The commission gave Morales a week to respond to some of the requests and threatened to discipline or fire him if he didn't comply. Gimbel has said those expectations are ridiculous; he noted the commission gave Morales' predecessor, Ed Flynn, 50 days to respond to a similar request for information on the department's pursuit policy.

The police department Wednesday blasted the orders as vague, invalid and possibly illegal. The department noted the orders weren't approved during an open meeting and the requests seek information from still-open criminal and internal investigations.

The orders also could violate a 2018 settlement with the American Civil Liberties Union over stop-and-frisk policies because the department would have to release confidential information it has been sharing with a consultant group monitoring compliance with the settlement, the department said.

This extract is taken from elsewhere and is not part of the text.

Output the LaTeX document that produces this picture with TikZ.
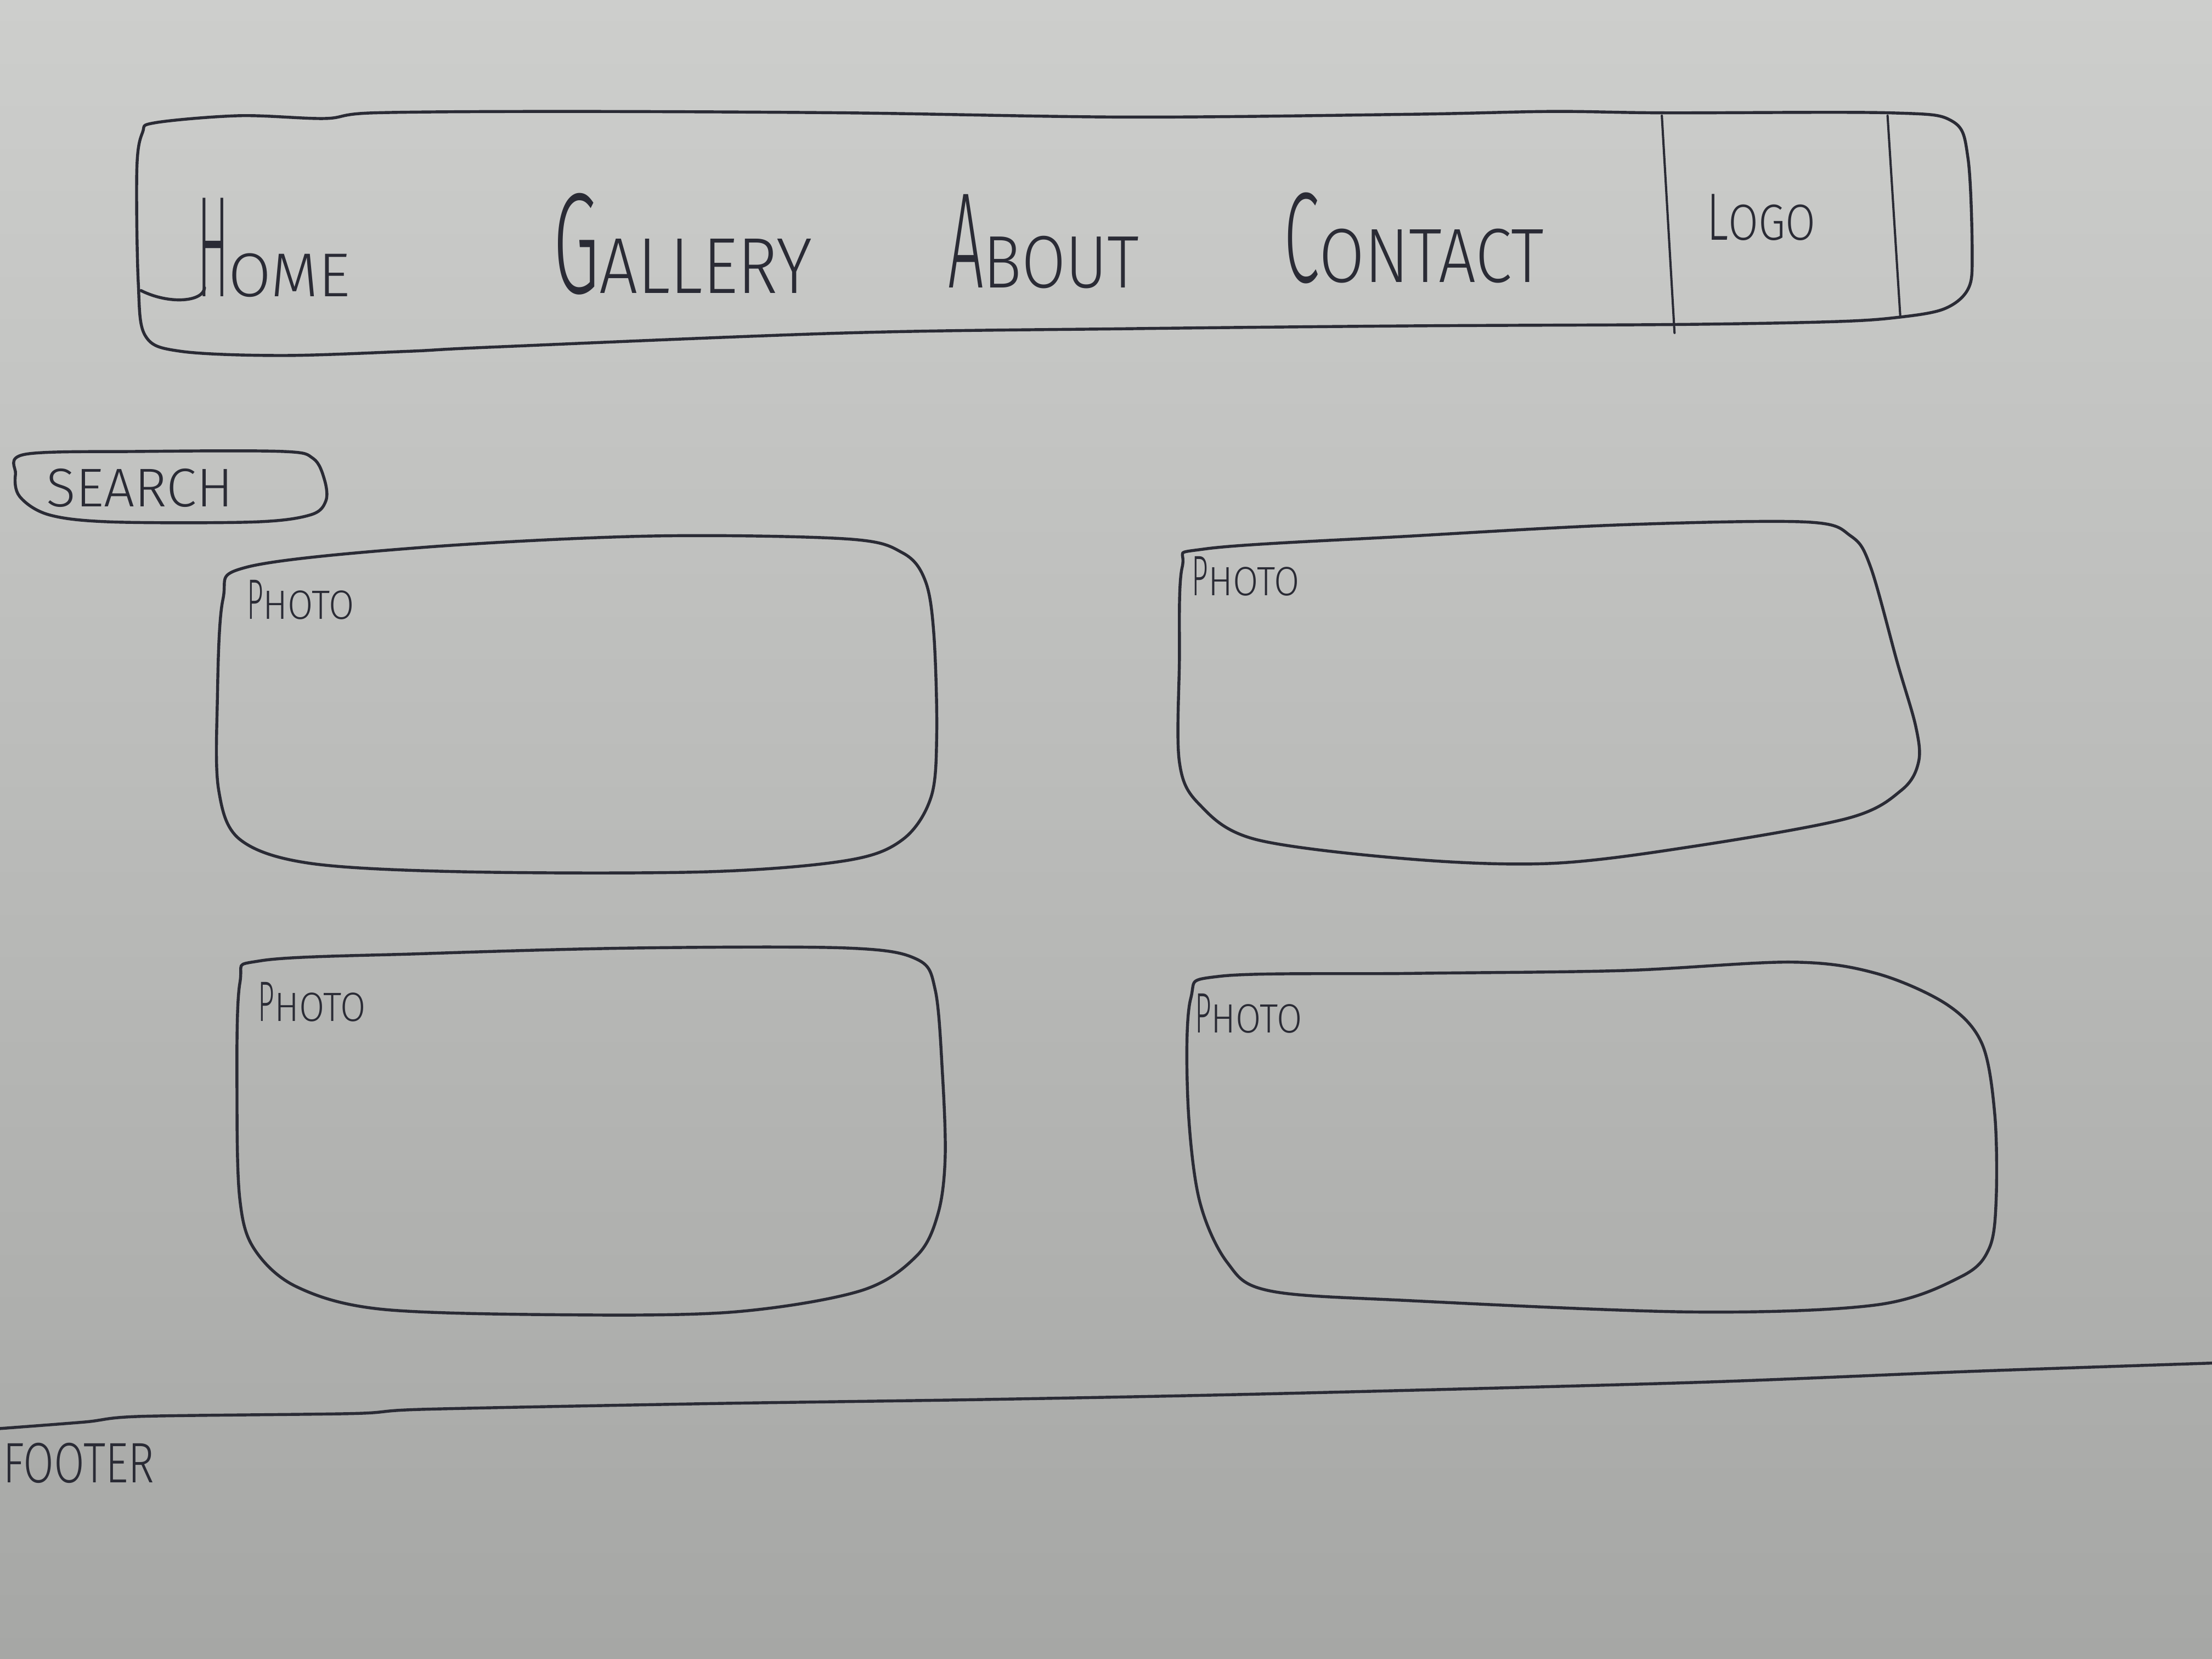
\documentclass[tikz,border=0pt]{standalone}
\usepackage{fontspec}
\usepackage{graphicx}
\setmainfont{Fira Sans Light}
\definecolor{ink}{HTML}{2A2B35}
\definecolor{papertop}{HTML}{CDCECC}
\definecolor{papermid}{HTML}{C2C3C1}
\definecolor{paperbot}{HTML}{A6A7A5}
% hand-lettered word: a tall narrow initial followed by smaller capitals
% #1 size of initial, #2 x-scale of initial, #3 initial, #4 size of rest, #5 x-scale of rest, #6 rest
\newcommand{\skword}[6]{\scalebox{#2}[1]{\fontsize{#1}{#1}\selectfont #3}\scalebox{#5}[1]{\fontsize{#4}{#4}\selectfont #6}}
\tikzset{
  pen/.style={draw=ink, line width=1.2pt, line cap=round, line join=round},
  thinpen/.style={draw=ink, line width=0.9pt, line cap=round},
  label/.style={text=ink, inner sep=0pt, outer sep=0pt, anchor=base west},
}
\begin{document}
\begin{tikzpicture}[x=0.02cm, y=-0.02cm]
  % paper
  \useasboundingbox (0,0) rectangle (1568,1176);
  \shade[top color=papertop, middle color=papermid, bottom color=paperbot] (0,0) rectangle (1568,1176);
  \clip (0,0) rectangle (1568,1176);

  % navigation bar
  \draw[pen] plot[smooth cycle, tension=0.55] coordinates {
    (110,87) (170,82) (230,84) (265,80) (400,79) (600,80) (800,83) (1000,81)
    (1100,79) (1180,80) (1340,80) (1384,86) (1395,112) (1398,180) (1395,205)
    (1378,219) (1345,225) (1300,228) (1190,230) (1000,231) (800,233) (600,236)
    (350,246) (290,249) (200,252) (128,249) (103,238) (98,200) (97,120) (101,94)};
  \draw[thinpen] (1178,82) -- (1187,236);
  \draw[thinpen] (1338,82) -- (1347,224);

  % menu entries
  \node[label] (home) at (140,210) {\skword{58pt}{0.32}{H}{25pt}{1.0}{OME}};
  \draw[pen] (145,204) .. controls (144,214) and (120,216) .. (100,206);
  \node[label] (gallery) at (392,208) {\skword{58pt}{0.52}{G}{32pt}{0.86}{ALLERY}};
  \node[label] (about) at (672,204) {\skword{55pt}{0.46}{A}{30pt}{0.86}{BOUT}};
  \node[label] (contact) at (910,200) {\skword{52pt}{0.5}{C}{31pt}{0.86}{ONTACT}};
  \node[label] (logo) at (1210,170) {\skword{27pt}{0.67}{L}{20.5pt}{0.86}{OGO}};

  % search field
  \draw[pen] plot[smooth cycle, tension=0.55] coordinates {
    (18,322) (100,320) (200,320) (222,325) (230,340) (231,355) (220,365)
    (180,370) (80,370) (35,365) (14,352) (11,336)};
  \node[label] (search) at (33,359) {\fontsize{22pt}{22pt}\selectfont SEARCH};

  % photo tiles
  \draw[pen] plot[smooth cycle, tension=0.55] coordinates {
    (175,402) (300,388) (460,380) (600,382) (640,392) (656,412) (662,450)
    (664,520) (660,565) (640,595) (600,610) (500,618) (330,618) (220,612)
    (170,595) (155,560) (154,500) (158,425)};
  \node[label] (photoA) at (175,439) {\skword{23pt}{0.5}{P}{16.5pt}{0.9}{HOTO}};

  \draw[pen] plot[smooth cycle, tension=0.55] coordinates {
    (855,389) (1000,380) (1150,372) (1280,370) (1312,380) (1326,402) (1345,470)
    (1358,515) (1360,540) (1348,560) (1310,580) (1200,600) (1100,612) (1000,609)
    (890,595) (850,570) (836,540) (836,470) (838,402)};
  \node[label] (photoB) at (845,422) {\skword{23pt}{0.5}{P}{16.5pt}{0.9}{HOTO}};

  \draw[pen] plot[smooth cycle, tension=0.55] coordinates {
    (185,681) (300,676) (450,672) (600,672) (650,680) (663,702) (668,760)
    (670,820) (665,860) (650,890) (610,915) (520,930) (400,932) (270,928)
    (210,912) (180,885) (170,850) (168,780) (170,697)};
  \node[label] (photoC) at (183,724) {\skword{23pt}{0.5}{P}{16.5pt}{0.9}{HOTO}};

  \draw[pen] plot[smooth cycle, tension=0.55] coordinates {
    (865,692) (1000,690) (1150,688) (1270,682) (1330,690) (1380,712) (1405,740)
    (1414,790) (1415,850) (1410,885) (1390,905) (1330,925) (1200,930) (1000,922)
    (900,915) (870,895) (850,850) (842,780) (844,708)};
  \node[label] (photoD) at (847,732) {\skword{23pt}{0.5}{P}{16.5pt}{0.9}{HOTO}};

  % footer divider
  \draw[pen] plot[smooth, tension=0.5] coordinates {
    (-5,1013) (60,1008) (100,1004) (250,1002) (300,999) (500,995) (700,992)
    (900,988) (1200,980) (1400,972) (1575,966)};
  \node[label] (footer) at (2,1051) {\scalebox{0.78}[1]{\fontsize{23pt}{23pt}\selectfont FOOTER}};
\end{tikzpicture}
\end{document}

“The [orders] attempt to paint a picture that MPD has been non-compliant or outright insubordinate with the FPC,” the department said in a statement. “The manner in which business is being conducted at the FPC causes alarm.”

Cavalier Johnson, president of the Milwaukee Common Council, says police across the country and in Milwaukee need to take a hard look at themselves.

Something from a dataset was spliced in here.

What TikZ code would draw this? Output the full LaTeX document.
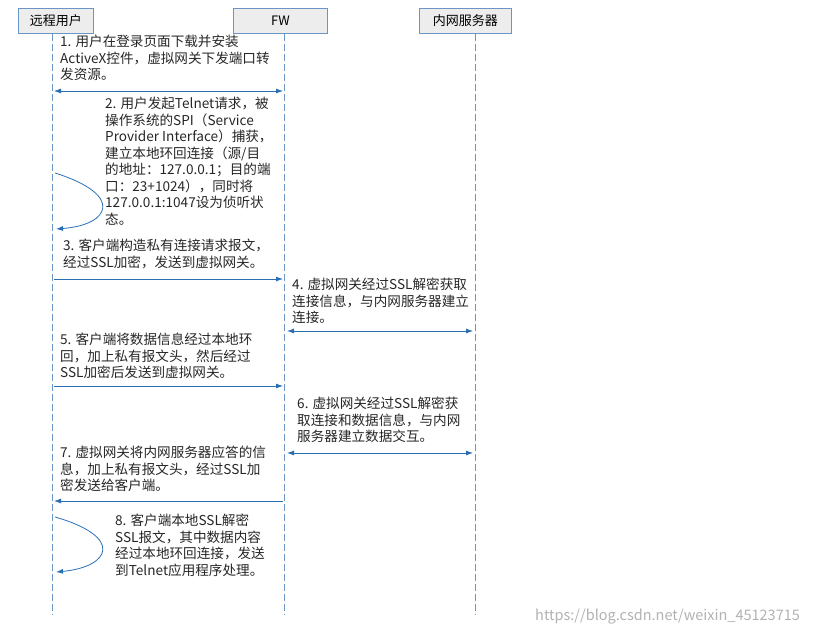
\documentclass[tikz,border=0pt]{standalone}
\usepackage{fontspec}
\setmainfont{Noto Sans CJK SC}
\usetikzlibrary{arrows.meta}
\definecolor{ln}{HTML}{2A6EB3}
\definecolor{bx}{HTML}{6A95C4}
\tikzset{
  actor/.style={draw=bx,fill=black!7,line width=0.8pt,minimum height=25pt,anchor=north west,inner sep=0pt,font=\fontsize{13}{15}\selectfont},
  life/.style={draw=bx,dash pattern=on 7pt off 3pt,line width=0.8pt},
  msg/.style={draw=ln,line width=0.8pt,-{Latex[length=7pt,width=5pt]}},
  dmsg/.style={draw=ln,line width=0.8pt,{Latex[length=7pt,width=5pt]}-{Latex[length=7pt,width=5pt]}},
  lbl/.style={anchor=north west,inner sep=0pt,align=left,font=\fontsize{13.6}{16.5}\selectfont,text=black!85}
}
\begin{document}
\begin{tikzpicture}[x=1pt,y=-1pt]
\useasboundingbox (0,0) rectangle (813,636);
\node[actor,minimum width=75pt] (u) at (18,8) {远程用户};
\node[actor,minimum width=94pt] (f) at (233,8) {FW};
\node[actor,minimum width=92pt] (s) at (419,8) {内网服务器};
\coordinate (ue) at (52,615); \coordinate (fe) at (284,615); \coordinate (se) at (475,615);
\draw[life] (u.south -| 52,0) -- (ue);
\draw[life] (f.south -| 284,0) -- (fe);
\draw[life] (s.south -| 475,0) -- (se);
% 1
\node[lbl] (t1) at (60,35) {1. 用户在登录页面下载并安装\\ActiveX控件，虚拟网关下发端口转\\发资源。};
\coordinate (a1) at (54,91); \coordinate (b1) at (283,91);
\draw[dmsg] (a1) -- (b1);
% 2
\node[lbl] (t2) at (105,97) {2. 用户发起Telnet请求，被\\操作系统的SPI（Service\\Provider Interface）捕获，\\建立本地环回连接（源/目\\的地址：127.0.0.1；目的端\\口：23+1024），同时将\\127.0.0.1:1047设为侦听状\\态。};
\coordinate (a2) at (55,173); \coordinate (b2) at (56,229);
\draw[msg] (a2) .. controls (125,195) and (110,225) .. (b2);
% 3
\node[lbl] (t3) at (63,239) {3. 客户端构造私有连接请求报文，\\经过SSL加密，发送到虚拟网关。};
\coordinate (a3) at (54,279); \coordinate (b3) at (283,279);
\draw[msg] (a3) -- (b3);
% 4
\node[lbl] (t4) at (292,278) {4. 虚拟网关经过SSL解密获取\\连接信息，与内网服务器建立\\连接。};
\coordinate (a4) at (287,331); \coordinate (b4) at (473,331);
\draw[dmsg] (a4) -- (b4);
% 5
\node[lbl] (t5) at (60,333) {5. 客户端将数据信息经过本地环\\回，加上私有报文头，然后经过\\SSL加密后发送到虚拟网关。};
\coordinate (a5) at (54,386); \coordinate (b5) at (283,386);
\draw[msg] (a5) -- (b5);
% 6
\node[lbl] (t6) at (297,397) {6. 虚拟网关经过SSL解密获\\取连接和数据信息，与内网\\服务器建立数据交互。};
\coordinate (a6) at (287,453); \coordinate (b6) at (473,453);
\draw[dmsg] (a6) -- (b6);
% 7
\node[lbl] (t7) at (60,446) {7. 虚拟网关将内网服务器应答的信\\息，加上私有报文头，经过SSL加\\密发送给客户端。};
\coordinate (a7) at (283,501); \coordinate (b7) at (54,501);
\draw[msg] (a7) -- (b7);
% 8
\node[lbl] (t8) at (115,514) {8. 客户端本地SSL解密\\SSL报文，其中数据内容\\经过本地环回连接，发送\\到Telnet应用程序处理。};
\coordinate (a8) at (55,517); \coordinate (b8) at (56,572);
\draw[msg] (a8) .. controls (125,537) and (110,567) .. (b8);
\node[anchor=west,inner sep=0pt,font=\fontsize{14.5}{16}\selectfont,text=black!30] (wm) at (535,617) {https://blog.csdn.net/weixin\_45123715};
\end{tikzpicture}
\end{document}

“The calls for change are not about any one particular officer. It’s not about any one particular department. It’s about the institutions of policing itself and the fact that that institution has for decades and centuries caused destruction and death for people of color, mainly African Americans in this community an others like it across the United States,” Johnson says.

Questions remain over whether Morales will sue to get his job back. Johnson says he hopes not.

“The vast majority of the money that we’ve expended in terms of lawsuits have been involved police in police in some form or another. And so I would hope obviously that that would not be the case. That it would not take place and put the city in a potentially dire position in terms of our finances,” Johnson says.